I've never heard this. One story I've heard is that they were worried about the growth of Windows-only software. Another is that they thought they could make money off of Java.

  • Yeah, I've never understood this part of Joel's analysis.

    Sun were a hardware specialist. They wanted commoditised software, i.e. fungible, cheaply available everywhere in the same form, so that it is not a differentiator, as it is not an area of differentiation that they believed they'd win on, unlike hardware.

    Further, they had a reasonable fear that software would more and more be made to run in only one place - Windows - which would lock them out of large parts of the market (like a car company whose cars ran on a fuel available in only a small number of remote locations).

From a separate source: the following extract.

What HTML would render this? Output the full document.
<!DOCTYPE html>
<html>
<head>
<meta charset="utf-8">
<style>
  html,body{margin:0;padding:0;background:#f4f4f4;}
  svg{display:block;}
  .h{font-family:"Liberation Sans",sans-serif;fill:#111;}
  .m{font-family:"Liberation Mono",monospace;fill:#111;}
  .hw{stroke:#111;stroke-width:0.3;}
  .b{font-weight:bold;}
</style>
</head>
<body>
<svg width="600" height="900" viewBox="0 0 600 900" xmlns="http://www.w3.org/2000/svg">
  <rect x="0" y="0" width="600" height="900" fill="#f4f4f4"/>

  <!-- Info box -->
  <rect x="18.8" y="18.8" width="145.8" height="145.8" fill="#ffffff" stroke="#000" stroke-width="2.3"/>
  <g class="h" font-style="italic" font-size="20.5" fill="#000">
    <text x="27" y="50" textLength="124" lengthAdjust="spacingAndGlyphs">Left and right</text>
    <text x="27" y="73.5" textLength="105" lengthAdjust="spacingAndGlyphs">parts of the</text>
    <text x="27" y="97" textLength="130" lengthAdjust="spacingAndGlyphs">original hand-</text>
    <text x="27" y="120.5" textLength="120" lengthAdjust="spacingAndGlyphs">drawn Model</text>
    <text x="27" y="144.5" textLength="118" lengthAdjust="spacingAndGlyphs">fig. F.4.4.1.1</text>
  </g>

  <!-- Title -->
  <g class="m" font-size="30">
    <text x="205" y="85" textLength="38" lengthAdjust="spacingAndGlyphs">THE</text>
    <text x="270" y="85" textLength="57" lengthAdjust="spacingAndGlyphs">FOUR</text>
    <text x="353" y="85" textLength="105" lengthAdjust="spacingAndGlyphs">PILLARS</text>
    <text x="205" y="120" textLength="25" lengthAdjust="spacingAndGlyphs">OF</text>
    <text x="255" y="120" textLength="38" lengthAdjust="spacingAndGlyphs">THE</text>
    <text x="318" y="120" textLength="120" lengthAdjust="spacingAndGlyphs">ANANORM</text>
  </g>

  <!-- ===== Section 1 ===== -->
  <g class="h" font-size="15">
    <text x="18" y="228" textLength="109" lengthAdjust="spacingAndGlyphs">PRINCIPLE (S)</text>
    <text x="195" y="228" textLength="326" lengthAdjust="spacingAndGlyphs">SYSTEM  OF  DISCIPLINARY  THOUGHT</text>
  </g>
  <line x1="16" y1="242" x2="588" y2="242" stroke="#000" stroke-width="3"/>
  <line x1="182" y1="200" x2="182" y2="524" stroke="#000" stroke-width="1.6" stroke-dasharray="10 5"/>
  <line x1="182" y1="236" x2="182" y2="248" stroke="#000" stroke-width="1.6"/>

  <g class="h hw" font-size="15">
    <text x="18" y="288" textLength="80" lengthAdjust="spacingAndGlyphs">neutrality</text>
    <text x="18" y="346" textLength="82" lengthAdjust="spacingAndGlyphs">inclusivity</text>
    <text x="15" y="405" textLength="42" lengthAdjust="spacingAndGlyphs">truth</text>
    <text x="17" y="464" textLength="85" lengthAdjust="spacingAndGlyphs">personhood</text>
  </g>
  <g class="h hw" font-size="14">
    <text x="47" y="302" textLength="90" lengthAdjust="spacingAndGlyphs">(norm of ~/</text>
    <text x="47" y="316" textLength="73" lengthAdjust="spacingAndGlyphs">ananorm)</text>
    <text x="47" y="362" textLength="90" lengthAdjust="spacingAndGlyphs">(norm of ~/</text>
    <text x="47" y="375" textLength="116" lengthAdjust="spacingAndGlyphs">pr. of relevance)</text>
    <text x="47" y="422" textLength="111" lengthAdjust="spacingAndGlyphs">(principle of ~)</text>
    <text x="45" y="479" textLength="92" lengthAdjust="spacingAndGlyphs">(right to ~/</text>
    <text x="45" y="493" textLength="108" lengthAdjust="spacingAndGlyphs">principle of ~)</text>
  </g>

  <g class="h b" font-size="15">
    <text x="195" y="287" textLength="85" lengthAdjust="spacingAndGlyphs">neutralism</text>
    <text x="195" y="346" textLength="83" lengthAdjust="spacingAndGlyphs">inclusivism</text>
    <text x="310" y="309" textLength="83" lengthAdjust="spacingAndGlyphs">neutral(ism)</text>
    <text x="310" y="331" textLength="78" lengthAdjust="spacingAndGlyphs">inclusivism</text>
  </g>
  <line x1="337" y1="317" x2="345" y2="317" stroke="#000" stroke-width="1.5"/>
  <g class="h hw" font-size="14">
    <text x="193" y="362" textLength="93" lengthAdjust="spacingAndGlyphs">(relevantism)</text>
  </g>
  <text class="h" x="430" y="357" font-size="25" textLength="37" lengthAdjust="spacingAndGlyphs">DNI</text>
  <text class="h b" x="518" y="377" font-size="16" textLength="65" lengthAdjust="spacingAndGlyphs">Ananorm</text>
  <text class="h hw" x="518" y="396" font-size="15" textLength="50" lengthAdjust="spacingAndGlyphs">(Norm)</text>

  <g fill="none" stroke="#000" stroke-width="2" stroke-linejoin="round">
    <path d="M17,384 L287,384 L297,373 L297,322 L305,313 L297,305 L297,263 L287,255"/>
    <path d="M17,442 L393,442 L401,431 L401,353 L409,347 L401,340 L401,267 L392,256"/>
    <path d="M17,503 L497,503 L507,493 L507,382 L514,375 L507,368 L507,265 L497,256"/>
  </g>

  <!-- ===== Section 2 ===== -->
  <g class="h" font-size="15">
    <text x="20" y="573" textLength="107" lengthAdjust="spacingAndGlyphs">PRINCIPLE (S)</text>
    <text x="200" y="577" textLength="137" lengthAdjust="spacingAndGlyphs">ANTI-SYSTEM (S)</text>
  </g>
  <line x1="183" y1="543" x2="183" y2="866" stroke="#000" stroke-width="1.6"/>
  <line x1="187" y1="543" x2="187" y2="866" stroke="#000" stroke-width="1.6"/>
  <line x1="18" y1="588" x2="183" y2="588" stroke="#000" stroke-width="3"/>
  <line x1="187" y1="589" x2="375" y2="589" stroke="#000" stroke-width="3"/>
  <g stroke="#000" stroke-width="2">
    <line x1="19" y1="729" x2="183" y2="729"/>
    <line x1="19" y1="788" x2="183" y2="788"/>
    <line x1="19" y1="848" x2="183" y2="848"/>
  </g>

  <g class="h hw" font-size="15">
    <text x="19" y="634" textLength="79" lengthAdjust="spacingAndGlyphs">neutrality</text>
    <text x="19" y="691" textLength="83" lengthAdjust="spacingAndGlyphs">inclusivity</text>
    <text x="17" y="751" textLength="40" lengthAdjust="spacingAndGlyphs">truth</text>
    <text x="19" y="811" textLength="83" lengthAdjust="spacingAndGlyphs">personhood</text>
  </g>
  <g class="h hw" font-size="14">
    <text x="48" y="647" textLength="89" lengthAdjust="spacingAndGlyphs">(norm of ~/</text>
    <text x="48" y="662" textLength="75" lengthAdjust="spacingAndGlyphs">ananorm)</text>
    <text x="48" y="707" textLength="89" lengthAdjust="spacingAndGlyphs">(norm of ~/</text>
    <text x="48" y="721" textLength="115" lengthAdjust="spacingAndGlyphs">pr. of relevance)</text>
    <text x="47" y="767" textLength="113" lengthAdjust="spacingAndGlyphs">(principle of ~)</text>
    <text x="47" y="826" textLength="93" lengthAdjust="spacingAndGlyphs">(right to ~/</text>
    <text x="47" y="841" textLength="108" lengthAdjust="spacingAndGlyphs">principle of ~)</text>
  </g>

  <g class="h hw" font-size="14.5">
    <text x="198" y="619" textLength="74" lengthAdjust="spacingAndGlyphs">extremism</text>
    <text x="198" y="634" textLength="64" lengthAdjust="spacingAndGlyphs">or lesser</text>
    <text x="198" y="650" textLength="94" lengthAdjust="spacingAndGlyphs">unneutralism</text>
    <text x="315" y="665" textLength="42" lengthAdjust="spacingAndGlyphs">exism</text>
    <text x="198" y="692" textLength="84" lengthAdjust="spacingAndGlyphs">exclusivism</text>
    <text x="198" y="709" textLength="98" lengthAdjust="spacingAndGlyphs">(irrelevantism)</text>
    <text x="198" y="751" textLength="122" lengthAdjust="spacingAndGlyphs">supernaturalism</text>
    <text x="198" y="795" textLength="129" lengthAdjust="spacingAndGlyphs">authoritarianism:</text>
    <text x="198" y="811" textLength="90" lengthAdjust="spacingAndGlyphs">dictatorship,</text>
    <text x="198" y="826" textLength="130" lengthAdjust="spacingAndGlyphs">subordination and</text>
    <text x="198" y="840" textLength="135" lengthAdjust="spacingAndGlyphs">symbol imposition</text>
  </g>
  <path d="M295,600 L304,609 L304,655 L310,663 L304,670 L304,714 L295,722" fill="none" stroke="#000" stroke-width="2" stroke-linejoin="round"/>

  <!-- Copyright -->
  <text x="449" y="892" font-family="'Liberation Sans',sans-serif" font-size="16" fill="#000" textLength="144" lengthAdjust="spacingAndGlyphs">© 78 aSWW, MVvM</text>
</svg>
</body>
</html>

    So, they did their best to commoditise software with write-once run-anywhere. It fits perfectly with the strategy Joel outlines. Now all the software vendors are directly competing, as they can't use hardware tie-ins, and producing more software (write once), and all this should drive down software prices, and thereby leave more money on the table for superior hardware, which will become (they hoped) the key competitive advantage in the market-place.

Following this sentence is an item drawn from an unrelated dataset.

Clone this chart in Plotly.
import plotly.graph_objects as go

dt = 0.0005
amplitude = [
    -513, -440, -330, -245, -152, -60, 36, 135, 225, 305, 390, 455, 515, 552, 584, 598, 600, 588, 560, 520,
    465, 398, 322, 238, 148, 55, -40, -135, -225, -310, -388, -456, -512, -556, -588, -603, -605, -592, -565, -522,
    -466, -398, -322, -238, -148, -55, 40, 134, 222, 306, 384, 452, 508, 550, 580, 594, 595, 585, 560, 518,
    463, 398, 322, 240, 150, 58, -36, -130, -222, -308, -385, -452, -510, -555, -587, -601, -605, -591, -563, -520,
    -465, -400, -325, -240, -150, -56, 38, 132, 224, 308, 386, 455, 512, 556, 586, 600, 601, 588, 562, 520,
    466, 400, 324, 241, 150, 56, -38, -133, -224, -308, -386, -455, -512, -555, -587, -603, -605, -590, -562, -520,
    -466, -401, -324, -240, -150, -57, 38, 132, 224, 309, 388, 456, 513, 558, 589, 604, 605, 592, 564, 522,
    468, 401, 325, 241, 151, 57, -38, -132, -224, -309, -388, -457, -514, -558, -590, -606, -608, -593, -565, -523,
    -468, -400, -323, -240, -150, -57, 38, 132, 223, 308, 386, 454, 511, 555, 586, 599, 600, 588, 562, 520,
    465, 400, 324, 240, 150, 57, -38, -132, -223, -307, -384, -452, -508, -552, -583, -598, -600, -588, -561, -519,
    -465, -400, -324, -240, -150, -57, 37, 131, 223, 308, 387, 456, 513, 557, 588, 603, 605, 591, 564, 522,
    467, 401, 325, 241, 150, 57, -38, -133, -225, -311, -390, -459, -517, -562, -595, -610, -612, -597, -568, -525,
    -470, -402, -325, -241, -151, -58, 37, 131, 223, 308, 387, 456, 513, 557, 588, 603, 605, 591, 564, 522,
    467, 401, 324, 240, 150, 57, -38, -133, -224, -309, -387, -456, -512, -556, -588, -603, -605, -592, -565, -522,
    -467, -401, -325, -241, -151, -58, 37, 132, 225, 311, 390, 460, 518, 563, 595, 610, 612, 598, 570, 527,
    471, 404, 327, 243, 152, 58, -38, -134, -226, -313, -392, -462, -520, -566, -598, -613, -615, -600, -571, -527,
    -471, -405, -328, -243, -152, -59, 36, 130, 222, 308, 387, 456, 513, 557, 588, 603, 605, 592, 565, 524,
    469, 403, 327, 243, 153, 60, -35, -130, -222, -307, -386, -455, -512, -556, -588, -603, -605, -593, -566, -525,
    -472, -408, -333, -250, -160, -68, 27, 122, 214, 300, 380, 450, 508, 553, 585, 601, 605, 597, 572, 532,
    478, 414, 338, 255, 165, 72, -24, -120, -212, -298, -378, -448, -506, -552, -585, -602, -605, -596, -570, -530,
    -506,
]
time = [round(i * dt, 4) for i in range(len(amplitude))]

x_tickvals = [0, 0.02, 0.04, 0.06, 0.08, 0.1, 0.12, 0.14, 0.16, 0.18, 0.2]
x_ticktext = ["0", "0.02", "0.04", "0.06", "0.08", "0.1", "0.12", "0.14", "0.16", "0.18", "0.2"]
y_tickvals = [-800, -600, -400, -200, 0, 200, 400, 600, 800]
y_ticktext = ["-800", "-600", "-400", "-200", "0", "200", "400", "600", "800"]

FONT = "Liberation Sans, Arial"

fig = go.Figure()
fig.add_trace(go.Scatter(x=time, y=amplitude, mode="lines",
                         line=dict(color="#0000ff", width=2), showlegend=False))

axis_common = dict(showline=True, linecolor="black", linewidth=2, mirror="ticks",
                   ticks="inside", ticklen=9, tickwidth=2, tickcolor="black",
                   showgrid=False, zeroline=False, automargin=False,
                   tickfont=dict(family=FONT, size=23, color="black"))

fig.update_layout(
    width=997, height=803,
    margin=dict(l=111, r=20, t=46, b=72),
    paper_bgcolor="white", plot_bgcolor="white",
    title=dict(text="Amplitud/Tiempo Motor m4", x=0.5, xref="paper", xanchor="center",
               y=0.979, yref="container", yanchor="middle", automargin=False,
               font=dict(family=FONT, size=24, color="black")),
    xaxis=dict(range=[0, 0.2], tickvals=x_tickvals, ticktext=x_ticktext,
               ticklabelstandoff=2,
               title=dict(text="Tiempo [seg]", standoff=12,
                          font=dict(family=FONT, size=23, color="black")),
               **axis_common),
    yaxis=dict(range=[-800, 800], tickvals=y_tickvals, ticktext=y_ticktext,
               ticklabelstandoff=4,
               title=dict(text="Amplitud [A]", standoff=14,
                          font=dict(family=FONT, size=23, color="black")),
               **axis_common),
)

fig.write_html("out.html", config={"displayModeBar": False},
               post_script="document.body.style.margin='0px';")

    Clearly, they lost anyway. As far as I can tell, that was because they lost on their strength: the market wanted commodity hardware (ever improving with Moores law, anyway) for vast data centres, rather than more capable and expensive hardware.

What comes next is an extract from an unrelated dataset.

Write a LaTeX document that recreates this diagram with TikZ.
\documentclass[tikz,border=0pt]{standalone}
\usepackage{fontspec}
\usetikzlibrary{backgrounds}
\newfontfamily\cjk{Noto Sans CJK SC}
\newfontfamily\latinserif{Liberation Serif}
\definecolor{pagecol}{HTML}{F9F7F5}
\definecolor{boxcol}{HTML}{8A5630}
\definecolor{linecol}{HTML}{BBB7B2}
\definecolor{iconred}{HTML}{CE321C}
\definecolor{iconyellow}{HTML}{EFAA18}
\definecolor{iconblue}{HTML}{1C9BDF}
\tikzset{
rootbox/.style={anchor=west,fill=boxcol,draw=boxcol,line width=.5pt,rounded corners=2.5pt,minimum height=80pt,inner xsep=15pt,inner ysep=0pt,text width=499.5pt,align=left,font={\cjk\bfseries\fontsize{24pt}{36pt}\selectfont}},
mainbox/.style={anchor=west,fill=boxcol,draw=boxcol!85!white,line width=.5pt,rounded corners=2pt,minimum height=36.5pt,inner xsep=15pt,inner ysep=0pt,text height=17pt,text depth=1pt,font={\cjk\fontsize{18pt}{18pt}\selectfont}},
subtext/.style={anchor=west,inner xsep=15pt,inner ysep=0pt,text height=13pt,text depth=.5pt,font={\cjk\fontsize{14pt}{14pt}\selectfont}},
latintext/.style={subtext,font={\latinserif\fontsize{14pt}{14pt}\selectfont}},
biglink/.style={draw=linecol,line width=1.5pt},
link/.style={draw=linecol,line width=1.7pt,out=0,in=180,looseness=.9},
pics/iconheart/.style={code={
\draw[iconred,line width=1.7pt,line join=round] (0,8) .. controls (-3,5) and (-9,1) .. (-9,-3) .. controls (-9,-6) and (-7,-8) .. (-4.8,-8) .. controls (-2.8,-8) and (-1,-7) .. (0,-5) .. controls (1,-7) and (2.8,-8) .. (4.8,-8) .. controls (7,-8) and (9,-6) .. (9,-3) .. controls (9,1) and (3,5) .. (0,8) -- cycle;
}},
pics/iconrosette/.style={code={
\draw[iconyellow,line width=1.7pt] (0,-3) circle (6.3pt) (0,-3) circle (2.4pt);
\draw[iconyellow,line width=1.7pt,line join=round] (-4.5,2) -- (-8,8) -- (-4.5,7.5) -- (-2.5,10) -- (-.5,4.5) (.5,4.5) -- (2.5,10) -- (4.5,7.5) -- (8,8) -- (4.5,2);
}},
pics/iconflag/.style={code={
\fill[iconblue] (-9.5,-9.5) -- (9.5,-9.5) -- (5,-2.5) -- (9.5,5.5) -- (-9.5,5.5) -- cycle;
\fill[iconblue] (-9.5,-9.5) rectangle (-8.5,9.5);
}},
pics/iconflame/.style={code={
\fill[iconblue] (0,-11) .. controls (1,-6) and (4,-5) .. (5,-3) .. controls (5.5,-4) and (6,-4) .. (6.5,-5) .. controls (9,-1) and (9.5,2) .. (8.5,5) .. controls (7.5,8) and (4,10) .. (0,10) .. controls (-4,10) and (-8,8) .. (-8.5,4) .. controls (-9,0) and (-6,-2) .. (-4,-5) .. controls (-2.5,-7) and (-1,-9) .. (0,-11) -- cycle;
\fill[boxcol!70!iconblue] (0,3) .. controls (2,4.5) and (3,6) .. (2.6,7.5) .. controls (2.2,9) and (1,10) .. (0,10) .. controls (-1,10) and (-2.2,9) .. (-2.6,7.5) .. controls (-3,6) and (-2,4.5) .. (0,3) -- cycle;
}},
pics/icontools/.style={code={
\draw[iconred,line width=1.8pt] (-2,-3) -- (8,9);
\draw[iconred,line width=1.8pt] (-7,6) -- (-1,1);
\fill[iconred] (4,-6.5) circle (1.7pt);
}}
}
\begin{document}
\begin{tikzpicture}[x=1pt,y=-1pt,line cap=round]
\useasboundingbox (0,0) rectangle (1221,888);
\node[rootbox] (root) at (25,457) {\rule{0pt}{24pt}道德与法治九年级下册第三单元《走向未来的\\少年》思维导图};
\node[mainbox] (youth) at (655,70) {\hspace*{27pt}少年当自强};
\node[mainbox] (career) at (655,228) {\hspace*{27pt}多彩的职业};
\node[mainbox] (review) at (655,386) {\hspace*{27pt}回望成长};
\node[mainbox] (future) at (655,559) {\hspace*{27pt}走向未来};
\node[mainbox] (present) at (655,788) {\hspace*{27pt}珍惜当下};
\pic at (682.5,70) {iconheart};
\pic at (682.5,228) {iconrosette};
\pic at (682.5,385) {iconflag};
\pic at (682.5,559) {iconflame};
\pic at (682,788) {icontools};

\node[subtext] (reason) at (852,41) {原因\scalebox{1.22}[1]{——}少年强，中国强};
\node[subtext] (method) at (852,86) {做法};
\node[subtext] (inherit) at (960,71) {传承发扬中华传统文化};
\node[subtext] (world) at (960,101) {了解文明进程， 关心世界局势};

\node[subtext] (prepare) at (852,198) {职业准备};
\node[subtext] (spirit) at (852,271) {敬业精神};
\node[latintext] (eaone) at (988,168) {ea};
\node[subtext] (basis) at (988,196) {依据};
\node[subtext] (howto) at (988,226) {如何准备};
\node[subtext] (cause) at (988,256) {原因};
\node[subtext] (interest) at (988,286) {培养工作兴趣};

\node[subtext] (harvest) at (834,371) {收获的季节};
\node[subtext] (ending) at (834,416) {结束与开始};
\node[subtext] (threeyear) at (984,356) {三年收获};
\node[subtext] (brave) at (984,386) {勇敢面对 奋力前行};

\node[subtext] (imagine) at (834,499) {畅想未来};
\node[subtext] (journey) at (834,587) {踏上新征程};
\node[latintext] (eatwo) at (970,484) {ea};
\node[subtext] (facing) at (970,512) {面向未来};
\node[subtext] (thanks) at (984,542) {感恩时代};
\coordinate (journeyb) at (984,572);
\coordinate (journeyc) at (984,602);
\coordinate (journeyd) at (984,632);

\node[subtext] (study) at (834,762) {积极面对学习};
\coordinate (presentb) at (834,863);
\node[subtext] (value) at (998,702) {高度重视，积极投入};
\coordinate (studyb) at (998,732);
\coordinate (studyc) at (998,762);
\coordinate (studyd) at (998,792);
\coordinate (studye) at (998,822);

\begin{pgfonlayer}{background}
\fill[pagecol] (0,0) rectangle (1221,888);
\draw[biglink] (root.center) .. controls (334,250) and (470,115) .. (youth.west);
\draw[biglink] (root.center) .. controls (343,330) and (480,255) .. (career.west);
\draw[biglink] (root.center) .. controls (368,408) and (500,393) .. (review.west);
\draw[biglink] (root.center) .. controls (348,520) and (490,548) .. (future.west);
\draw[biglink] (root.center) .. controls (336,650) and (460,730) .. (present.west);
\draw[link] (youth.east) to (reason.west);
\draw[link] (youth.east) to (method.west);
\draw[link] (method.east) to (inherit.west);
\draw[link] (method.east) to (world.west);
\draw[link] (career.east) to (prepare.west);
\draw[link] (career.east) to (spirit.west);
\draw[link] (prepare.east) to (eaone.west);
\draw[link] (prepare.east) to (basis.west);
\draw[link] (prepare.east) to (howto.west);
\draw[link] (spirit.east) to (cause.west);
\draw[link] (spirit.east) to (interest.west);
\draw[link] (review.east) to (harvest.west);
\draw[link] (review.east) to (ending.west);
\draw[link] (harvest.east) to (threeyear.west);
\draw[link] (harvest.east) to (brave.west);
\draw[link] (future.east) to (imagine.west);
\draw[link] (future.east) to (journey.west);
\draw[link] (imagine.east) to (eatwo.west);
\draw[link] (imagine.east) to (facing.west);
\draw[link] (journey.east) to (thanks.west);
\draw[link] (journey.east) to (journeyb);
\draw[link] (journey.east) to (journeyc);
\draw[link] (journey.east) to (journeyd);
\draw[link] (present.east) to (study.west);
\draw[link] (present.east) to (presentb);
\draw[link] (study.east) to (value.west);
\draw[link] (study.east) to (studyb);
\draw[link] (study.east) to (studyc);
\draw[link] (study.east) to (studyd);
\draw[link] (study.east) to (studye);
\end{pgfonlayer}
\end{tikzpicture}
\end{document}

    Yeah, if they could have built amazing software, like hardware producing Apple with their popular consumer OS and other software products, then they could maybe have won, but then if they couldn't win on hardware, their strength, why should anyone expect them to win on software?

    (Okay, Java alone proves they had serious software chops, and I hear much of their software was good, but clearly they didn't think they could compete with the entire Microsoft ecosystem of software (and then there is Linux, FreeBSD, et cetera...), and I tend to agree).

    Basically, they bet on hardware in an age of software. This wasn't a failure to commoditise their complement, but a failure to choose (to the extent they had a choice...) the right side of a complement divide.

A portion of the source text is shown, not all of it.